**Information provided**:
*****
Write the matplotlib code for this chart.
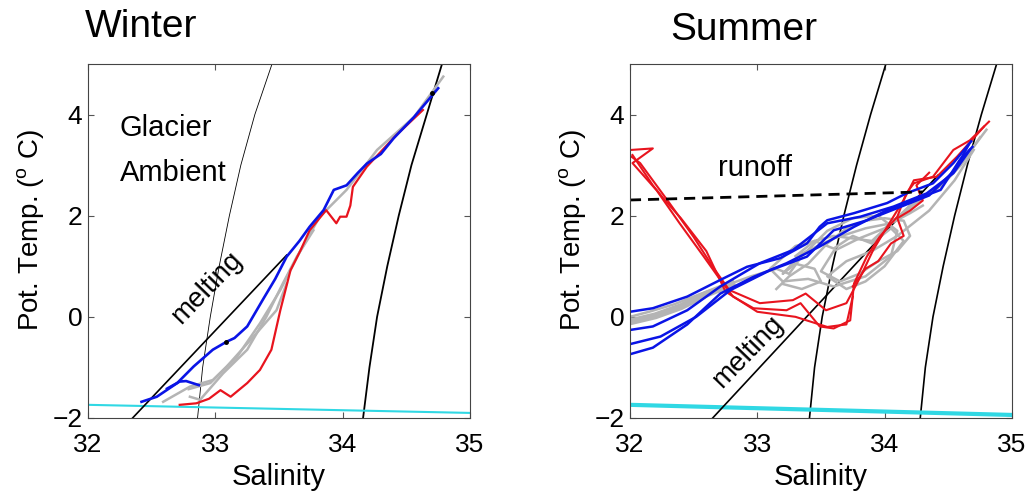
import numpy as np
import matplotlib.pyplot as plt

plt.rcParams['font.family'] = ['Liberation Sans', 'DejaVu Sans']
plt.rcParams['mathtext.default'] = 'regular'

BLUE = '#0a14e6'
RED = '#e8141e'
GRAY = '#b4b4b4'
CYAN = '#30d8e4'

# ---- shared reference lines ----
frz_s = [32.0, 35.0]
w_frz_t = [-1.74, -1.90]
s_frz_t = [-1.74, -1.94]

iso_t = [-2, -1, 0, 1, 2, 3, 4, 5]
w_iso1_s = [32.86, 32.90, 32.96, 33.03, 33.11, 33.20, 33.31, 33.445]
w_iso2_s = [34.16, 34.21, 34.27, 34.35, 34.44, 34.54, 34.66, 34.78]
s_iso1_s = [33.41, 33.45, 33.51, 33.59, 33.68, 33.78, 33.89, 34.01]
s_iso2_s = [34.28, 34.32, 34.38, 34.46, 34.55, 34.65, 34.76, 34.88]

w_melt_s = [32.35, 33.56]
w_melt_t = [-2.0, 1.22]
s_melt_s = [32.65, 34.42]
s_melt_t = [-2.0, 2.80]
s_run_s = [32.0, 34.3]
s_run_t = [2.31, 2.47]

# ---- Winter profiles ----
w_blue_s = [32.42, 32.54, 32.70, 32.83, 32.98, 33.09, 33.15, 33.25, 33.38, 33.47, 33.56,
            33.66, 33.74, 33.85, 33.93, 34.03, 34.12, 34.19, 34.30, 34.40, 34.56, 34.75]
w_blue_t = [-1.68, -1.58, -1.31, -0.98, -0.65, -0.49, -0.42, -0.19, 0.37, 0.75, 1.19,
            1.50, 1.78, 2.11, 2.51, 2.60, 2.85, 3.03, 3.22, 3.53, 3.95, 4.52]
w_blue2_s = [32.62, 32.72, 32.77, 32.87]
w_blue2_t = [-1.42, -1.28, -1.27, -1.35]
w_red_s = [32.72, 32.85, 32.95, 33.04, 33.12, 33.25, 33.35, 33.44, 33.51, 33.59, 33.67,
           33.74, 33.87, 33.95, 33.98, 34.03, 34.06, 34.08, 34.19, 34.42, 34.63]
w_red_t = [-1.74, -1.71, -1.62, -1.45, -1.58, -1.31, -1.05, -0.65, 0.13, 0.92, 1.32,
           1.71, 2.11, 1.85, 1.98, 1.98, 2.20, 2.57, 2.97, 3.59, 4.09]
w_gray1_s = [32.59, 32.80, 32.98, 33.17, 33.35, 33.51, 33.67, 33.82, 34.03, 34.27, 34.56, 34.79]
w_gray1_t = [-1.68, -1.38, -1.25, -0.79, -0.13, 0.53, 1.32, 1.98, 2.51, 3.30, 3.95, 4.75]
w_gray2_s = [32.80, 32.88, 33.06, 33.25, 33.40, 33.53, 33.64, 33.77]
w_gray2_t = [-1.58, -1.64, -1.12, -0.65, 0.00, 0.66, 1.19, 1.71]
w_gray3_s = [32.79, 32.96, 33.09, 33.30, 33.48, 33.56]
w_gray3_t = [-1.43, -1.31, -0.98, -0.39, 0.13, 0.66]
w_dot_s = [33.08, 34.70]
w_dot_t = [-0.49, 4.42]

# ---- Summer profiles ----
s_blue1_s = [32.0, 32.18, 32.45, 32.71, 32.92, 33.18, 33.39, 33.49, 33.55, 33.76, 34.02, 34.17, 34.38, 34.54, 34.68]
s_blue1_t = [0.10, 0.17, 0.40, 0.73, 0.99, 1.16, 1.45, 1.78, 1.91, 2.05, 2.25, 2.44, 2.64, 3.04, 3.47]
s_blue2_s = [32.0, 32.18, 32.45, 32.71, 32.97, 33.23, 33.49, 33.76, 34.02, 34.23, 34.44, 34.59, 34.69]
s_blue2_t = [-0.74, -0.61, -0.15, 0.46, 0.79, 1.06, 1.39, 1.78, 2.11, 2.31, 2.51, 3.10, 3.36]
s_blue3_s = [32.0, 32.18, 32.45, 32.71, 33.02, 33.28, 33.55, 33.81, 34.07, 34.33, 34.54, 34.67]
s_blue3_t = [-0.26, -0.19, 0.13, 0.60, 1.06, 1.32, 1.85, 1.98, 2.18, 2.44, 2.84, 3.30]
s_blue4_s = [32.0, 32.24, 32.52, 32.79, 33.10, 33.39, 33.60, 33.85, 34.10, 34.35, 34.55, 34.66]
s_blue4_t = [-0.54, -0.39, 0.00, 0.53, 0.92, 1.19, 1.71, 1.90, 2.15, 2.40, 2.90, 3.40]
s_red1_s = [32.01, 32.18, 32.02, 32.21, 32.39, 32.58, 32.71, 32.81, 32.97, 33.23, 33.34, 33.49,
            33.60, 33.73, 33.76, 33.86, 33.96, 34.10, 34.17, 34.23, 34.38, 34.54, 34.67, 34.82]
s_red1_t = [3.30, 3.33, 3.04, 2.50, 1.85, 1.19, 0.73, 0.40, 0.17, 0.13, 0.27, -0.19,
            -0.23, -0.07, 0.66, 1.19, 1.58, 1.98, 2.44, 2.64, 2.77, 3.30, 3.49, 3.86]
s_red2_s = [32.01, 32.08, 32.31, 32.50, 32.65, 32.78, 33.02, 33.28, 33.38, 33.54, 33.70,
            33.81, 33.91, 34.02, 34.15, 34.23, 34.41, 34.57, 34.78]
s_red2_t = [3.17, 3.04, 2.25, 1.58, 0.99, 0.53, 0.27, 0.33, 0.46, 0.13, 0.27,
            0.79, 1.32, 1.78, 2.31, 2.70, 2.77, 3.17, 3.76]
s_red3_s = [32.02, 32.10, 32.18, 32.26, 32.40, 32.60, 32.75, 33.00, 33.30, 33.55, 33.70, 33.75]
s_red3_t = [3.20, 2.90, 2.60, 2.35, 1.95, 1.30, 0.50, 0.10, 0.00, -0.20, -0.15, 0.40]
s_red4_s = [33.75, 33.85, 33.95, 34.05, 34.15, 34.10, 34.20, 34.30, 34.25, 34.35]
s_red4_t = [0.60, 0.95, 1.10, 1.45, 1.60, 1.95, 2.10, 2.30, 2.60, 2.85]
s_gband_s = [32.0, 32.2, 32.4, 32.6, 32.8]
s_gband_t = [-0.10, 0.02, 0.20, 0.45, 0.65]
s_gray1_s = [32.0, 32.15, 32.35, 32.55, 32.75, 32.95, 33.15, 33.25, 33.35, 33.55, 33.75, 33.95, 34.10,
             34.05, 33.85, 33.60, 33.40, 33.20, 33.10, 33.30, 33.60, 33.90, 34.20, 34.45, 34.60, 34.75]
s_gray1_t = [0.00, 0.10, 0.25, 0.45, 0.62, 0.80, 0.95, 0.85, 1.20, 1.70, 1.95, 2.00, 1.70,
             1.20, 0.80, 0.60, 0.75, 0.70, 0.95, 1.40, 1.60, 1.50, 2.20, 2.60, 3.00, 3.55]
s_gray2_s = [33.15, 33.25, 33.40, 33.55, 33.70, 33.85, 34.00, 34.15, 34.20, 34.10, 33.95,
             33.80, 33.65, 33.50, 33.60, 33.80, 34.00, 34.25, 34.50, 34.68, 34.80]
s_gray2_t = [0.55, 0.80, 1.05, 1.45, 1.75, 1.90, 1.95, 1.90, 1.60, 1.30, 1.10,
             0.85, 0.70, 0.90, 1.30, 1.55, 1.75, 2.25, 2.75, 3.30, 3.70]
s_gray3_s = [33.30, 33.45, 33.60, 33.75, 33.90, 34.05, 34.15, 34.00, 33.85, 33.70, 33.55,
             33.70, 33.90, 34.10, 34.35, 34.55, 34.70]
s_gray3_t = [1.20, 1.50, 1.35, 1.60, 1.45, 1.75, 1.50, 1.00, 0.70, 0.55, 0.80,
             1.10, 1.30, 1.60, 2.10, 2.70, 3.30]
s_gray4_s = [33.20, 33.35, 33.50, 33.45, 33.30, 33.20, 33.35, 33.60, 33.85, 34.05, 34.20, 34.30]
s_gray4_t = [0.65, 0.55, 0.70, 0.95, 1.05, 0.85, 1.25, 1.55, 1.75, 1.85, 2.05, 2.20]

fig = plt.figure(figsize=(10.31, 4.95), dpi=100)
ax_w = fig.add_axes([0.0854, 0.1556, 0.3705, 0.7152])
ax_s = fig.add_axes([0.611, 0.1556, 0.3705, 0.7152])

# Winter
ax_w.plot(w_iso1_s, iso_t, color='k', lw=0.6)
ax_w.plot(w_iso2_s, iso_t, color='k', lw=1.3)
ax_w.plot(frz_s, w_frz_t, color=CYAN, lw=1.5)
ax_w.plot(w_melt_s, w_melt_t, color='k', lw=1.2)
for s, t in [(w_gray1_s, w_gray1_t), (w_gray2_s, w_gray2_t), (w_gray3_s, w_gray3_t)]:
    ax_w.plot(s, t, color=GRAY, lw=1.8)
ax_w.plot(w_red_s, w_red_t, color=RED, lw=1.6)
ax_w.plot(w_blue_s, w_blue_t, color=BLUE, lw=1.9)
ax_w.plot(w_blue2_s, w_blue2_t, color=BLUE, lw=1.9)
ax_w.plot(w_dot_s, w_dot_t, 'o', color='k', ms=2.5)
ax_w.text(32.25, 3.73, 'Glacier', fontsize=21, va='center')
ax_w.text(32.25, 2.84, 'Ambient', fontsize=21, va='center')
ax_w.text(32.93, 0.57, 'melting', fontsize=20, rotation=46, ha='center', va='center')

# Summer
ax_s.plot(s_iso1_s, iso_t, color='k', lw=1.2)
ax_s.plot(s_iso2_s, iso_t, color='k', lw=1.2)
ax_s.plot(frz_s, s_frz_t, color=CYAN, lw=3)
ax_s.plot(s_melt_s, s_melt_t, color='k', lw=1.2)
ax_s.plot(s_gband_s, s_gband_t, color=GRAY, lw=5)
for s, t in [(s_gray1_s, s_gray1_t), (s_gray2_s, s_gray2_t), (s_gray3_s, s_gray3_t),
             (s_gray4_s, s_gray4_t)]:
    ax_s.plot(s, t, color=GRAY, lw=1.8)
for s, t in [(s_red1_s, s_red1_t), (s_red2_s, s_red2_t), (s_red3_s, s_red3_t), (s_red4_s, s_red4_t)]:
    ax_s.plot(s, t, color=RED, lw=1.5)
for s, t in [(s_blue1_s, s_blue1_t), (s_blue2_s, s_blue2_t), (s_blue3_s, s_blue3_t), (s_blue4_s, s_blue4_t)]:
    ax_s.plot(s, t, color=BLUE, lw=1.8)
ax_s.plot(s_run_s, s_run_t, color='k', lw=2, ls=(0, (4, 2.5)))
ax_s.text(32.69, 2.94, 'runoff', fontsize=21, va='center')
ax_s.text(32.93, -0.70, 'melting', fontsize=20, rotation=46, ha='center', va='center')

for ax in (ax_w, ax_s):
    ax.set_xlim(32, 35)
    ax.set_ylim(-2, 5)
    ax.set_xticks([32, 33, 34, 35])
    ax.set_yticks([-2, 0, 2, 4])
    ax.tick_params(direction='in', top=True, right=True, labelsize=19, length=4,
                   color='#555555')
    ax.tick_params(axis='x', pad=11)
    ax.tick_params(axis='y', pad=4)
    for sp in ax.spines.values():
        sp.set_color('#444444')
        sp.set_linewidth(0.8)
    ax.set_xlabel('Salinity', fontsize=21, labelpad=4)
    ax.set_ylabel('Pot. Temp. ($^o$ C)', fontsize=20)
    ax.yaxis.set_label_coords(-0.11, 0.53)

fig.text(85 / 1031, 1 - 37 / 495, 'Winter', fontsize=28, ha='left', va='baseline')
fig.text(670 / 1031, 1 - 40 / 495, 'Summer', fontsize=28, ha='left', va='baseline')

fig.savefig('out.png', dpi=100)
*****
**Problem requirements**:
Skip the pictures, please, and transcribe only the lines from the beginning of the material through the one that contains "s_frz_t = [-1.74, -1.94]".

**The completed task**:
Write the matplotlib code for this chart.
import numpy as np
import matplotlib.pyplot as plt

plt.rcParams['font.family'] = ['Liberation Sans', 'DejaVu Sans']
plt.rcParams['mathtext.default'] = 'regular'

BLUE = '#0a14e6'
RED = '#e8141e'
GRAY = '#b4b4b4'
CYAN = '#30d8e4'

# ---- shared reference lines ----
frz_s = [32.0, 35.0]
w_frz_t = [-1.74, -1.90]
s_frz_t = [-1.74, -1.94]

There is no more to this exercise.